#### AVAILABLE DATA
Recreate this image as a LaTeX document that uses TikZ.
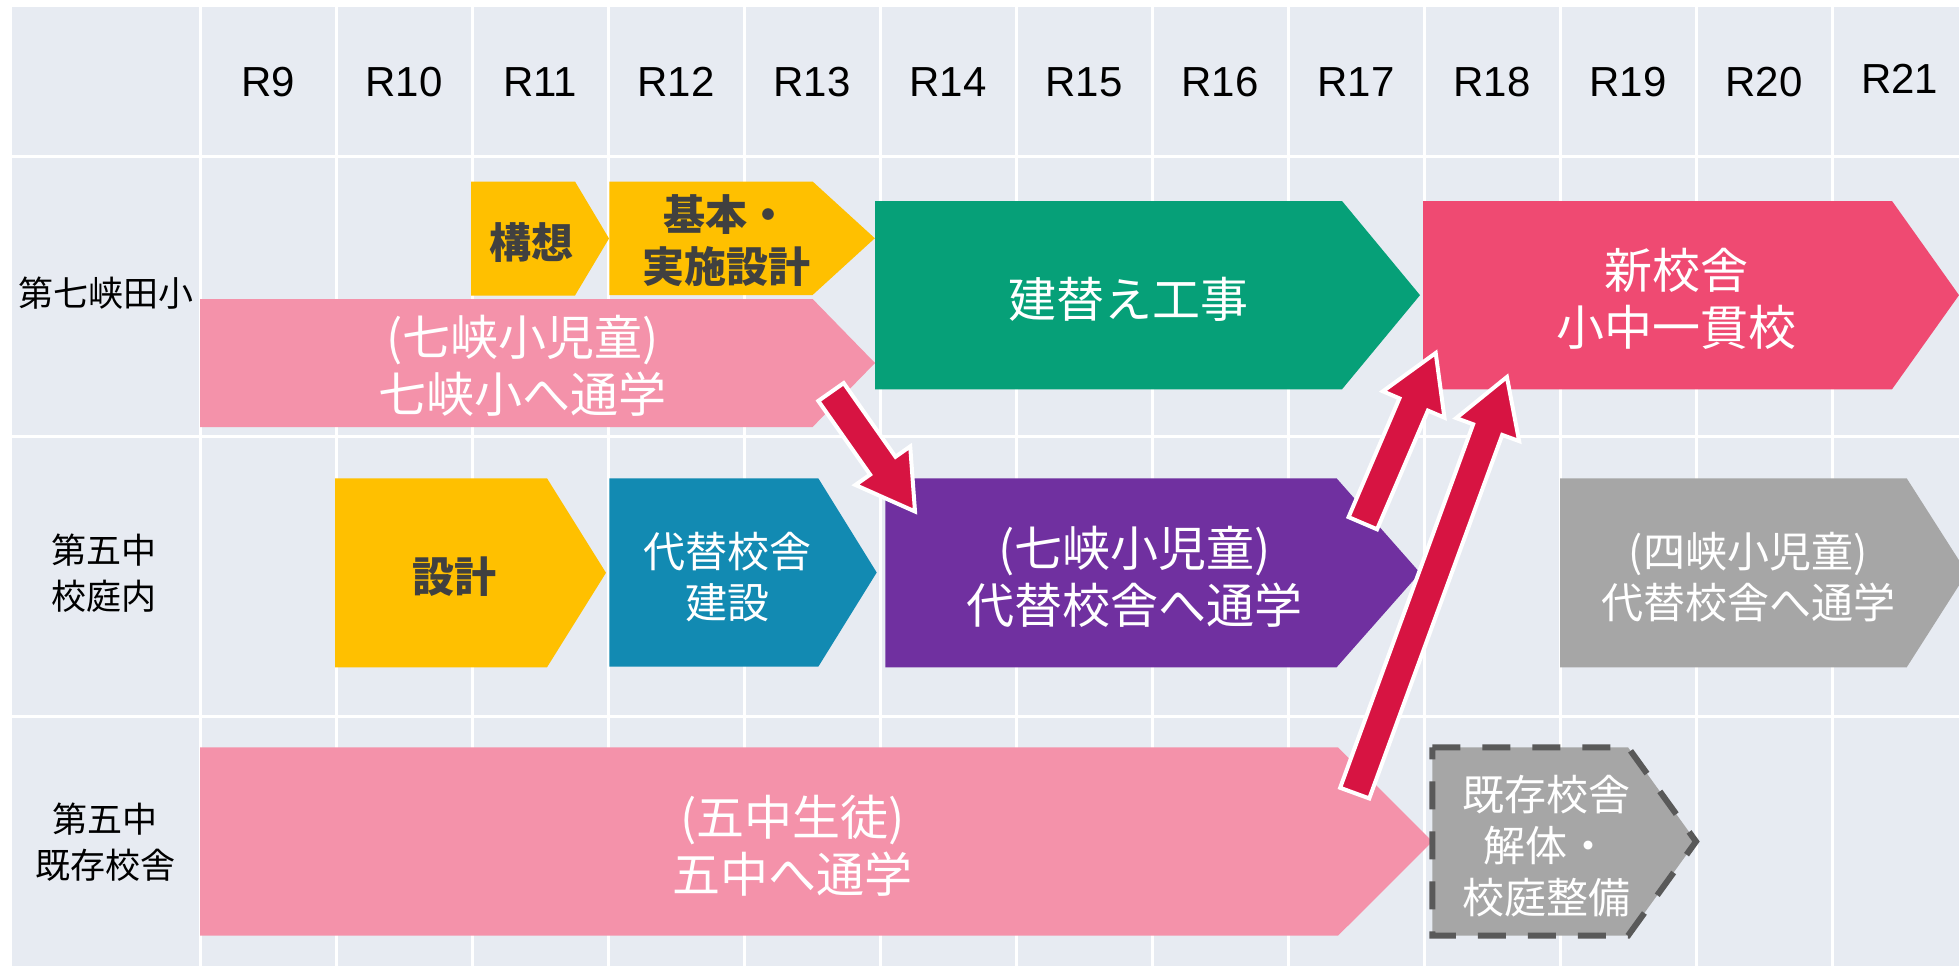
\documentclass[tikz,border=0pt]{standalone}
\usepackage{fontspec}
\setmainfont{Liberation Sans}
\newfontfamily\jp{Noto Sans CJK JP}
\usetikzlibrary{calc}
\definecolor{cellbg}{HTML}{E7EBF2}
\definecolor{ylw}{HTML}{FFC000}
\definecolor{pnk}{HTML}{F492AA}
\definecolor{grn}{HTML}{06A078}
\definecolor{nsred}{HTML}{EF4A72}
\definecolor{blu}{HTML}{128AB2}
\definecolor{prp}{HTML}{7030A0}
\definecolor{gry}{HTML}{A6A6A6}
\definecolor{arred}{HTML}{D71442}
\definecolor{dtext}{HTML}{404040}
\definecolor{dashgray}{HTML}{595959}
\tikzset{
  gridline/.style={white, line width=3pt},
  rlabel/.style={font=\fontsize{42}{50}\selectfont, anchor=base, inner sep=0pt},
  rowlabel/.style={font=\jp\fontsize{35}{46}\selectfont, align=center, inner sep=0pt},
  wtext/.style={text=white, font=\jp\fontsize{48}{57}\selectfont, align=center, inner sep=0pt},
  wtextsm/.style={text=white, font=\jp\fontsize{42}{51.5}\selectfont, align=center, inner sep=0pt},
  dtextst/.style={text=dtext, font=\jp\bfseries\fontsize{42}{52}\selectfont, align=center, inner sep=0pt},
  arrowbody/.style={fill=arred, draw=white, line width=4pt, line join=miter},
  dashbox/.style={fill=gry, draw=dashgray, line width=6pt, dash pattern=on 28pt off 22pt, line join=miter}
}
\newcommand\hp[6]{\fill[#1] (#2,#3) -- (#4,#3) -- (#5,{(#3+#6)/2}) -- (#4,#6) -- (#2,#6) -- cycle;}
\newcommand\blockarrow[2]{%
  \coordinate (#1hb) at ($(#2)!56pt!(#1)$);
  \draw[arrowbody] ($(#1)!15.5pt!90:(#2)$) -- ($(#1hb)!15.5pt!90:(#2)$) -- ($(#1hb)!33.5pt!90:(#2)$) -- (#2) -- ($(#1hb)!33.5pt!-90:(#2)$) -- ($(#1hb)!15.5pt!-90:(#2)$) -- ($(#1)!15.5pt!-90:(#2)$) -- cycle;}
\begin{document}
\begin{tikzpicture}[x=1pt,y=-1pt]
\useasboundingbox (0,0) rectangle (1959,966);
\clip (0,0) rectangle (1959,966);
\fill[white] (0,0) rectangle (1959,966);
% table
\fill[cellbg] (12,7) rectangle (1959,966);
\foreach \x in {200,336,...,1832} \draw[gridline] (\x,7) -- (\x,966);
\foreach \y in {156.5,436,716} \draw[gridline] (12,\y) -- (1959,\y);
% header labels
\foreach \i in {9,...,20} \node[rlabel] (r\i) at ({268+136*(\i-9)},96.5) {R\i};
\node[rlabel] (r21) at (1899.5,93.3) {R21};
% row labels
\node[rowlabel] (lab1) at (106,293) {第七峡田小};
\node[rowlabel] (lab2) at (104,573.5) {第五中\\校庭内};
\node[rowlabel] (lab3) at (105,842.5) {第五中\\既存校舎};
% shapes row 1
\hp{ylw}{471}{181.5}{575}{609}{295.5}
\hp{ylw}{609.4}{181.5}{812.6}{874.8}{295}
\hp{pnk}{200}{299}{812.6}{875}{427}
\hp{grn}{875}{201}{1342}{1420}{389.3}
\hp{nsred}{1423}{201}{1892}{1959}{389.3}
% row 2
\hp{ylw}{335}{478.3}{547}{606}{667.3}
\hp{blu}{609.3}{478.3}{818.3}{876.7}{666.7}
\hp{prp}{885.4}{478.3}{1336.6}{1420}{667.3}
\hp{gry}{1560}{478.3}{1906.7}{1967}{667.3}
% row 3
\hp{pnk}{200}{747.3}{1338}{1432.4}{935.7}
\path[dashbox] (1432.4,747.3) -- (1628,747.3) -- (1696,841.5) -- (1628,935.7) -- (1432.4,935.7) -- cycle;
% texts
\node[dtextst] (kousou) at (531,242.5) {構想};
\node[dtextst] (kihon) at (726.5,241) {基本・\\実施設計};
\node[wtext] (nana1) at (522.5,365.5) {(七峡小児童)\\七峡小へ通学};
\node[wtext] (tatekae) at (1128,299.5) {建替え工事};
\node[wtext] (shin) at (1676,299) {新校舎\\小中一貫校};
\node[dtextst] (sekkei) at (454.3,577) {設計};
\node[wtextsm] (daitai) at (727.5,577) {代替校舎\\建設};
\node[wtext] (nana2) at (1134.7,576.5) {(七峡小児童)\\代替校舎へ通学};
\node[wtextsm] (yon) at (1748,577) {(四峡小児童)\\代替校舎へ通学};
\node[wtext] (goch) at (792.5,845.5) {(五中生徒)\\五中へ通学};
\node[wtextsm] (kaitai) at (1546,846) {既存校舎\\解体・\\校庭整備};
% arrows
\coordinate (a1s) at (831,392); \coordinate (a1e) at (915,511.5);
\coordinate (a2s) at (1362.8,523.2); \coordinate (a2e) at (1435.7,353);
\coordinate (a3s) at (1354.7,793.1); \coordinate (a3e) at (1506.9,377);
\blockarrow{a1s}{a1e}
\blockarrow{a2s}{a2e}
\blockarrow{a3s}{a3e}
\end{tikzpicture}
\end{document}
########
SHORT PROBLEM: Print out the whole of the material word for word, without pictures.

SOLUTION TO THIS EXERCISE:
Recreate this image as a LaTeX document that uses TikZ.
\documentclass[tikz,border=0pt]{standalone}
\usepackage{fontspec}
\setmainfont{Liberation Sans}
\newfontfamily\jp{Noto Sans CJK JP}
\usetikzlibrary{calc}
\definecolor{cellbg}{HTML}{E7EBF2}
\definecolor{ylw}{HTML}{FFC000}
\definecolor{pnk}{HTML}{F492AA}
\definecolor{grn}{HTML}{06A078}
\definecolor{nsred}{HTML}{EF4A72}
\definecolor{blu}{HTML}{128AB2}
\definecolor{prp}{HTML}{7030A0}
\definecolor{gry}{HTML}{A6A6A6}
\definecolor{arred}{HTML}{D71442}
\definecolor{dtext}{HTML}{404040}
\definecolor{dashgray}{HTML}{595959}
\tikzset{
  gridline/.style={white, line width=3pt},
  rlabel/.style={font=\fontsize{42}{50}\selectfont, anchor=base, inner sep=0pt},
  rowlabel/.style={font=\jp\fontsize{35}{46}\selectfont, align=center, inner sep=0pt},
  wtext/.style={text=white, font=\jp\fontsize{48}{57}\selectfont, align=center, inner sep=0pt},
  wtextsm/.style={text=white, font=\jp\fontsize{42}{51.5}\selectfont, align=center, inner sep=0pt},
  dtextst/.style={text=dtext, font=\jp\bfseries\fontsize{42}{52}\selectfont, align=center, inner sep=0pt},
  arrowbody/.style={fill=arred, draw=white, line width=4pt, line join=miter},
  dashbox/.style={fill=gry, draw=dashgray, line width=6pt, dash pattern=on 28pt off 22pt, line join=miter}
}
\newcommand\hp[6]{\fill[#1] (#2,#3) -- (#4,#3) -- (#5,{(#3+#6)/2}) -- (#4,#6) -- (#2,#6) -- cycle;}
\newcommand\blockarrow[2]{%
  \coordinate (#1hb) at ($(#2)!56pt!(#1)$);
  \draw[arrowbody] ($(#1)!15.5pt!90:(#2)$) -- ($(#1hb)!15.5pt!90:(#2)$) -- ($(#1hb)!33.5pt!90:(#2)$) -- (#2) -- ($(#1hb)!33.5pt!-90:(#2)$) -- ($(#1hb)!15.5pt!-90:(#2)$) -- ($(#1)!15.5pt!-90:(#2)$) -- cycle;}
\begin{document}
\begin{tikzpicture}[x=1pt,y=-1pt]
\useasboundingbox (0,0) rectangle (1959,966);
\clip (0,0) rectangle (1959,966);
\fill[white] (0,0) rectangle (1959,966);
% table
\fill[cellbg] (12,7) rectangle (1959,966);
\foreach \x in {200,336,...,1832} \draw[gridline] (\x,7) -- (\x,966);
\foreach \y in {156.5,436,716} \draw[gridline] (12,\y) -- (1959,\y);
% header labels
\foreach \i in {9,...,20} \node[rlabel] (r\i) at ({268+136*(\i-9)},96.5) {R\i};
\node[rlabel] (r21) at (1899.5,93.3) {R21};
% row labels
\node[rowlabel] (lab1) at (106,293) {第七峡田小};
\node[rowlabel] (lab2) at (104,573.5) {第五中\\校庭内};
\node[rowlabel] (lab3) at (105,842.5) {第五中\\既存校舎};
% shapes row 1
\hp{ylw}{471}{181.5}{575}{609}{295.5}
\hp{ylw}{609.4}{181.5}{812.6}{874.8}{295}
\hp{pnk}{200}{299}{812.6}{875}{427}
\hp{grn}{875}{201}{1342}{1420}{389.3}
\hp{nsred}{1423}{201}{1892}{1959}{389.3}
% row 2
\hp{ylw}{335}{478.3}{547}{606}{667.3}
\hp{blu}{609.3}{478.3}{818.3}{876.7}{666.7}
\hp{prp}{885.4}{478.3}{1336.6}{1420}{667.3}
\hp{gry}{1560}{478.3}{1906.7}{1967}{667.3}
% row 3
\hp{pnk}{200}{747.3}{1338}{1432.4}{935.7}
\path[dashbox] (1432.4,747.3) -- (1628,747.3) -- (1696,841.5) -- (1628,935.7) -- (1432.4,935.7) -- cycle;
% texts
\node[dtextst] (kousou) at (531,242.5) {構想};
\node[dtextst] (kihon) at (726.5,241) {基本・\\実施設計};
\node[wtext] (nana1) at (522.5,365.5) {(七峡小児童)\\七峡小へ通学};
\node[wtext] (tatekae) at (1128,299.5) {建替え工事};
\node[wtext] (shin) at (1676,299) {新校舎\\小中一貫校};
\node[dtextst] (sekkei) at (454.3,577) {設計};
\node[wtextsm] (daitai) at (727.5,577) {代替校舎\\建設};
\node[wtext] (nana2) at (1134.7,576.5) {(七峡小児童)\\代替校舎へ通学};
\node[wtextsm] (yon) at (1748,577) {(四峡小児童)\\代替校舎へ通学};
\node[wtext] (goch) at (792.5,845.5) {(五中生徒)\\五中へ通学};
\node[wtextsm] (kaitai) at (1546,846) {既存校舎\\解体・\\校庭整備};
% arrows
\coordinate (a1s) at (831,392); \coordinate (a1e) at (915,511.5);
\coordinate (a2s) at (1362.8,523.2); \coordinate (a2e) at (1435.7,353);
\coordinate (a3s) at (1354.7,793.1); \coordinate (a3e) at (1506.9,377);
\blockarrow{a1s}{a1e}
\blockarrow{a2s}{a2e}
\blockarrow{a3s}{a3e}
\end{tikzpicture}
\end{document}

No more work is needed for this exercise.